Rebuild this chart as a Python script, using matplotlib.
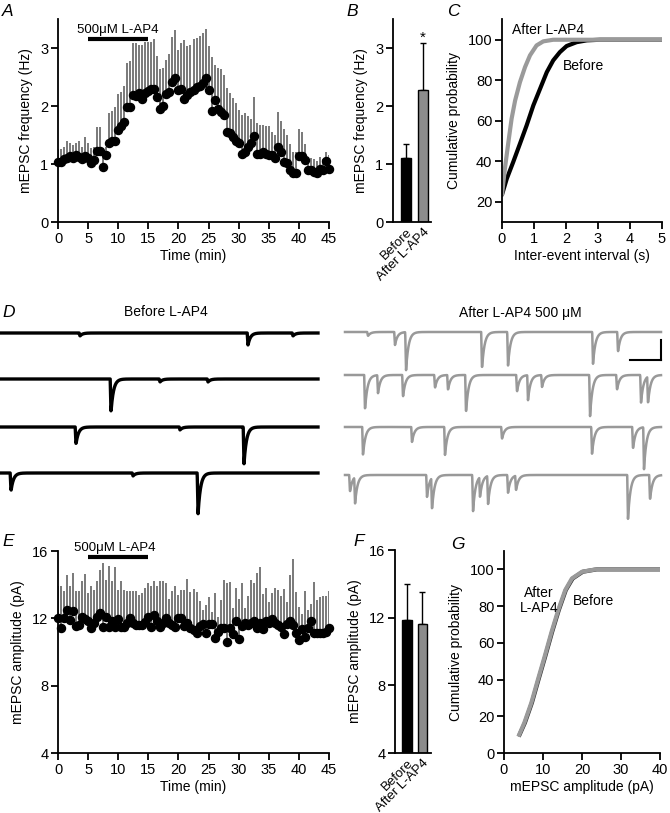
import numpy as np
import matplotlib
matplotlib.use("Agg")
import matplotlib.pyplot as plt

plt.rcParams['font.family'] = ['Liberation Sans', 'DejaVu Sans']
plt.rcParams['font.size'] = 10

# ---------------- DATA ----------------
# Panel A: mEPSC frequency (Hz), mean and top of SEM bar, every 0.5 min
freq_mean = [1.04, 1.03, 1.08, 1.11, 1.13, 1.10, 1.15, 1.12, 1.08, 1.14,
             1.10, 1.01, 1.07, 1.23, 1.22, 0.95, 1.16, 1.37, 1.39, 1.40,
             1.58, 1.66, 1.72, 1.98, 1.98, 2.19, 2.18, 2.23, 2.12, 2.22,
             2.26, 2.29, 2.29, 2.16, 1.95, 2.00, 2.21, 2.25, 2.42, 2.49,
             2.27, 2.29, 2.12, 2.19, 2.24, 2.27, 2.32, 2.34, 2.40, 2.49,
             2.27, 1.92, 2.10, 1.95, 1.90, 1.84, 1.55, 1.54, 1.46, 1.40,
             1.37, 1.17, 1.21, 1.30, 1.37, 1.49, 1.17, 1.17, 1.21, 1.17,
             1.16, 1.16, 1.10, 1.30, 1.21, 1.04, 1.01, 0.90, 0.85, 0.85,
             1.13, 1.14, 1.07, 0.90, 0.89, 0.87, 0.84, 0.92, 0.90, 1.05, 0.92]
freq_top = [1.26, 1.26, 1.30, 1.40, 1.36, 1.33, 1.37, 1.39, 1.30, 1.47, 1.36, 1.27,
            1.30, 1.63, 1.64, 1.21, 1.30, 1.88, 1.91, 1.98, 2.21, 2.25, 2.34, 2.74,
            2.77, 3.09, 3.09, 3.06, 3.06, 3.10, 3.11, 3.10, 3.15, 2.86, 2.63, 2.66,
            2.80, 2.89, 3.19, 3.31, 2.97, 3.09, 3.13, 3.03, 3.06, 3.15, 3.17, 3.20,
            3.26, 3.32, 3.03, 2.84, 2.71, 2.66, 2.63, 2.54, 2.31, 2.22, 2.13, 2.05,
            1.93, 1.85, 1.88, 1.83, 1.78, 2.15, 1.70, 1.68, 1.67, 1.66, 1.66, 1.55,
            1.50, 1.90, 1.75, 1.60, 1.50, 1.35, 1.20, 1.20, 1.60, 1.55, 1.35, 1.10,
            1.10, 1.08, 1.05, 1.12, 1.08, 1.20, 1.15]

# Panel E: mEPSC amplitude (pA)
amp_mean = [12.0, 11.45, 12.0, 12.5, 11.9, 12.45, 11.55, 11.6, 12.1, 11.98,
            11.85, 11.4, 11.75, 12.1, 12.3, 11.5, 12.1, 11.5, 11.85, 11.5,
            11.95, 11.5, 11.5, 11.75, 12.0, 11.75, 11.6, 11.6, 11.6, 11.8,
            12.1, 11.5, 12.2, 11.85, 11.5, 11.75, 12.0, 11.75, 11.6, 11.5,
            12.0, 12.0, 11.55, 11.75, 11.45, 11.3, 11.15, 11.55, 11.65, 11.15,
            11.65, 11.65, 10.85, 11.2, 11.45, 11.45, 10.6, 11.45, 11.05, 11.85,
            10.75, 11.55, 11.75, 11.6, 11.75, 11.85, 11.4, 11.75, 11.35, 11.85,
            11.75, 11.95, 11.75, 11.6, 11.5, 11.05, 11.65, 11.85, 11.6, 11.15,
            10.7, 11.35, 10.9, 11.4, 11.85, 11.1, 11.1, 11.1, 11.15, 11.2, 11.45]
amp_top = [13.9, 13.9, 13.6, 14.55, 13.9, 14.7, 13.6, 13.6, 14.2, 14.65, 13.5,
           13.9, 13.7, 14.2, 14.85, 15.3, 14.25, 15.1, 14.2, 15.05, 13.7, 14.2,
           13.7, 13.65, 13.65, 13.65, 13.6, 13.4, 13.5, 13.8, 14.1, 13.9, 14.2,
           13.95, 14.2, 14.2, 14.1, 13.15, 13.6, 13.9, 13.4, 13.7, 13.7, 14.35,
           13.58, 13.72, 13.58, 13.05, 12.5, 12.8, 13.25, 12.4, 13.48, 12.1, 13.1,
           14.28, 14.1, 14.15, 12.6, 13.78, 13.15, 14.1, 12.6, 13.3, 14.3, 14.1,
           14.7, 15.05, 13.44, 13.78, 12.99, 13.52, 13.78, 13.68, 13.3, 13.72,
           12.99, 14.57, 15.52, 13.58, 12.69, 12.25, 13.62, 12.5, 12.85, 14.18,
           13.1, 13.25, 13.3, 13.3, 13.62]

bar_labels = ['Before', 'After L-AP4']
freq_bar_mean = [1.10, 2.27]
freq_bar_sem = [0.25, 0.81]
amp_bar_mean = [11.85, 11.65]
amp_bar_sem = [2.15, 1.85]

# Panel C: cumulative inter-event interval
iei_before_x = [0, 0.15, 0.35, 0.56, 0.77, 0.98, 1.19, 1.40, 1.60, 1.81, 2.02, 2.33, 2.65, 3.06, 4.0, 5.0]
iei_before_y = [23.5, 31.4, 39.6, 48.6, 57.7, 67.6, 75.8, 84.0, 89.8, 93.9, 96.9, 98.8, 99.7, 100, 100, 100]
iei_after_x = [0, 0.09, 0.20, 0.30, 0.41, 0.56, 0.72, 0.875, 1.08, 1.29, 1.60, 2.5, 5.0]
iei_after_y = [23.5, 36.3, 49.5, 61.0, 70.0, 79.0, 86.5, 92.3, 97.2, 99.2, 100, 100, 100]

# Panel G: cumulative amplitude
camp_before_x = [4.0, 5.35, 7.15, 8.85, 10.55, 12.35, 14.05, 15.85, 17.6, 20.2, 23.8, 30, 40]
camp_before_y = [10, 16.4, 27.3, 40, 52.4, 66, 77.8, 88.7, 95, 98.7, 100, 100, 100]
camp_after_x = [3.9, 5.2, 7.0, 8.7, 10.4, 12.2, 13.9, 15.7, 17.4, 20.0, 23.5, 30, 40]
camp_after_y = [10, 16.4, 27.3, 40, 52.4, 66, 77.8, 88.7, 95, 98.7, 100, 100, 100]

# Panel D: example traces, events as (position along trace, amplitude)
before_events = [
    [(80, 3), (248, 12), (293, 3)],
    [(111, 33), (160, 3), (208, 3)],
    [(76, 17), (180, 3), (244, 37)],
    [(11, 18), (133, 3), (198, 42)],
]
after_events = [
    [(23, 4), (50, 13), (61, 39), (137, 37), (163, 34), (248, 32), (273, 20)],
    [(20, 35), (33, 18), (58, 22), (90, 13), (103, 15), (121, 38), (172, 17),
     (183, 25), (197, 12), (245, 42), (272, 15), (296, 28), (303, 27)],
    [(18, 28), (67, 15), (100, 28), (157, 12), (247, 27), (288, 22), (299, 42)],
    [(5, 17), (10, 27), (82, 22), (87, 32), (128, 37), (135, 20), (143, 29),
     (163, 18), (171, 15), (283, 44), (305, 25)],
]

W, H = 670, 813
fig = plt.figure(figsize=(W / 100, H / 100), dpi=100)


def px_axes(l, t, r, b):
    return fig.add_axes([l / W, 1 - b / H, (r - l) / W, (b - t) / H])


def style(ax):
    for s in ['top', 'right']:
        ax.spines[s].set_visible(False)
    for s in ['left', 'bottom']:
        ax.spines[s].set_linewidth(1.3)
    ax.tick_params(direction='out', length=5, width=1.3, labelsize=10.5, pad=2)


def letter(x, y, s):
    fig.text(x / W, 1 - y / H, s, fontsize=12.5, style='italic', ha='center', va='center')


err_col = '#555555'

# ---- A ----
axA = px_axes(58, 19, 329, 222)
style(axA)
tA = 0.5 * np.arange(len(freq_mean))
axA.vlines(tA, freq_mean, freq_top, color=err_col, lw=1.1, zorder=2)
axA.plot(tA, freq_mean, 'o', color='k', ms=5.8, zorder=3, clip_on=False)
axA.set_xlim(0, 45)
axA.set_ylim(0, 3.5)
axA.set_xticks(np.arange(0, 46, 5))
axA.set_yticks([0, 1, 2, 3])
axA.set_xlabel('Time (min)', fontsize=10, labelpad=2)
axA.set_ylabel('mEPSC frequency (Hz)', fontsize=10, labelpad=5)
axA.plot([5, 15], [3.16, 3.16], color='k', lw=3, solid_capstyle='butt', clip_on=False)
axA.text(10, 3.21, '500μM L-AP4', ha='center', va='bottom', fontsize=9.5)

# ---- B ----
axB = px_axes(393, 19, 431, 222)
style(axB)
xb = np.arange(2)
axB.bar(xb, freq_bar_mean, width=0.62, color=['k', '#8c8c8c'], edgecolor='k', lw=1, zorder=2)
axB.errorbar(xb, freq_bar_mean, yerr=[[0, 0], freq_bar_sem], fmt='none', ecolor='k',
             elinewidth=1, capsize=2.5, capthick=1, zorder=1)
axB.text(1, freq_bar_mean[1] + freq_bar_sem[1] - 0.02, '*', ha='center', va='bottom', fontsize=11)
axB.set_xlim(-0.81, 1.5)
axB.set_ylim(0, 3.5)
axB.set_yticks([0, 1, 2, 3])
axB.set_xticks(xb)
axB.set_xticklabels(bar_labels, rotation=45, ha='right', rotation_mode='anchor', fontsize=9.5)
axB.tick_params(axis='x', length=0, pad=3)
axB.set_ylabel('mEPSC frequency (Hz)', fontsize=10, labelpad=5)

# ---- C ----
axC = px_axes(502, 19.5, 662, 222)
style(axC)
axC.plot(iei_before_x, iei_before_y, color='k', lw=3, solid_capstyle='round')
axC.plot(iei_after_x, iei_after_y, color='#9a9a9a', lw=3, solid_capstyle='round')
axC.set_xlim(0, 5)
axC.set_ylim(10, 110)
axC.set_xticks(range(6))
axC.set_yticks([20, 40, 60, 80, 100])
axC.set_xlabel('Inter-event interval (s)', fontsize=10, labelpad=2)
axC.set_ylabel('Cumulative probability', fontsize=10, labelpad=5)
axC.text(0.3, 105, 'After L-AP4', ha='left', va='center', fontsize=10)
axC.text(1.9, 87, 'Before', ha='left', va='center', fontsize=10)

# ---- D ----
axD = px_axes(0, 290, 670, 530)
axD.set_xlim(0, 670)
axD.set_ylim(530, 290)
axD.axis('off')


def trace(x0, x1, base, events, color, lw):
    x = np.linspace(x0, x1, 1600)
    y = np.zeros_like(x)
    for pos, a in events:
        p = x0 + pos
        rise = (x >= p - 0.8) & (x < p)
        y[rise] += a * (x[rise] - (p - 0.8)) / 0.8
        dec = x >= p
        y[dec] += a * np.exp(-(x[dec] - p) / 2.5)
    axD.plot(x, base + y, color=color, lw=lw, solid_joinstyle='round')


before_bases = [333, 379, 427, 473]
after_bases = [332, 375, 427, 475]
for b, ev in zip(before_bases, before_events):
    trace(0, 318, b, ev, 'k', 2.4)
for b, ev in zip(after_bases, after_events):
    trace(345, 661, b, ev, '#999999', 1.8)
axD.plot([630, 661], [360, 360], color='k', lw=1.5)
axD.plot([661, 661], [360, 340], color='k', lw=1.5)
axD.text(166, 312, 'Before L-AP4', ha='center', va='center', fontsize=10)
axD.text(520, 313, 'After L-AP4 500 μM', ha='center', va='center', fontsize=10)

# ---- E ----
axE = px_axes(58, 551, 329, 753)
style(axE)
tE = 0.5 * np.arange(len(amp_mean))
axE.vlines(tE, amp_mean, amp_top, color=err_col, lw=1.1, zorder=2)
axE.plot(tE, amp_mean, 'o', color='k', ms=5.8, zorder=3, clip_on=False)
axE.set_xlim(0, 45)
axE.set_ylim(4, 16)
axE.set_xticks(np.arange(0, 46, 5))
axE.set_yticks([4, 8, 12, 16])
axE.set_xlabel('Time (min)', fontsize=10, labelpad=2)
axE.set_ylabel('mEPSC amplitude (pA)', fontsize=10, labelpad=5)
axE.plot([5, 15], [15.64, 15.64], color='k', lw=3, solid_capstyle='butt', clip_on=False)
axE.text(9.5, 15.8, '500μM L-AP4', ha='center', va='bottom', fontsize=9.5, clip_on=False)

# ---- F ----
axF = px_axes(395, 550, 431, 753)
style(axF)
axF.bar(xb, amp_bar_mean, width=0.62, color=['k', '#8c8c8c'], edgecolor='k', lw=1, zorder=2)
axF.errorbar(xb, amp_bar_mean, yerr=[[0, 0], amp_bar_sem], fmt='none', ecolor='k',
             elinewidth=1, capsize=2.5, capthick=1, zorder=1)
axF.set_xlim(-0.75, 1.55)
axF.set_ylim(4, 16)
axF.set_yticks([4, 8, 12, 16])
axF.set_xticks(xb)
axF.set_xticklabels(bar_labels, rotation=45, ha='right', rotation_mode='anchor', fontsize=9.5)
axF.tick_params(axis='x', length=0, pad=3)
axF.set_ylabel('mEPSC amplitude (pA)', fontsize=10, labelpad=5)

# ---- G ----
axG = px_axes(504, 551, 660, 753)
style(axG)
axG.plot(camp_before_x, camp_before_y, color='#333333', lw=3)
axG.plot(camp_after_x, camp_after_y, color='#9a9a9a', lw=3)
axG.set_xlim(0, 40)
axG.set_ylim(0, 110)
axG.set_xticks([0, 10, 20, 30, 40])
axG.set_yticks([0, 20, 40, 60, 80, 100])
axG.set_xlabel('mEPSC amplitude (pA)', fontsize=10, labelpad=2)
axG.set_ylabel('Cumulative probability', fontsize=10, labelpad=5)
axG.text(9.0, 83, 'After\nL-AP4', ha='center', va='center', fontsize=10, linespacing=1.05)
axG.text(17.6, 83, 'Before', ha='left', va='center', fontsize=10)

letter(8, 12, 'A')
letter(352, 12, 'B')
letter(453, 12, 'C')
letter(9, 312, 'D')
letter(8, 541, 'E')
letter(359, 541, 'F')
letter(458, 544, 'G')

fig.savefig('out.png', dpi=100)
-.-.-
* Prompt:
Write out again, exactly, the lines from the start of the listing up to the line containing "plt.rcParams['font.size'] = 10", with both ends and without pictures.

* Solution to this task:
Rebuild this chart as a Python script, using matplotlib.
import numpy as np
import matplotlib
matplotlib.use("Agg")
import matplotlib.pyplot as plt

plt.rcParams['font.family'] = ['Liberation Sans', 'DejaVu Sans']
plt.rcParams['font.size'] = 10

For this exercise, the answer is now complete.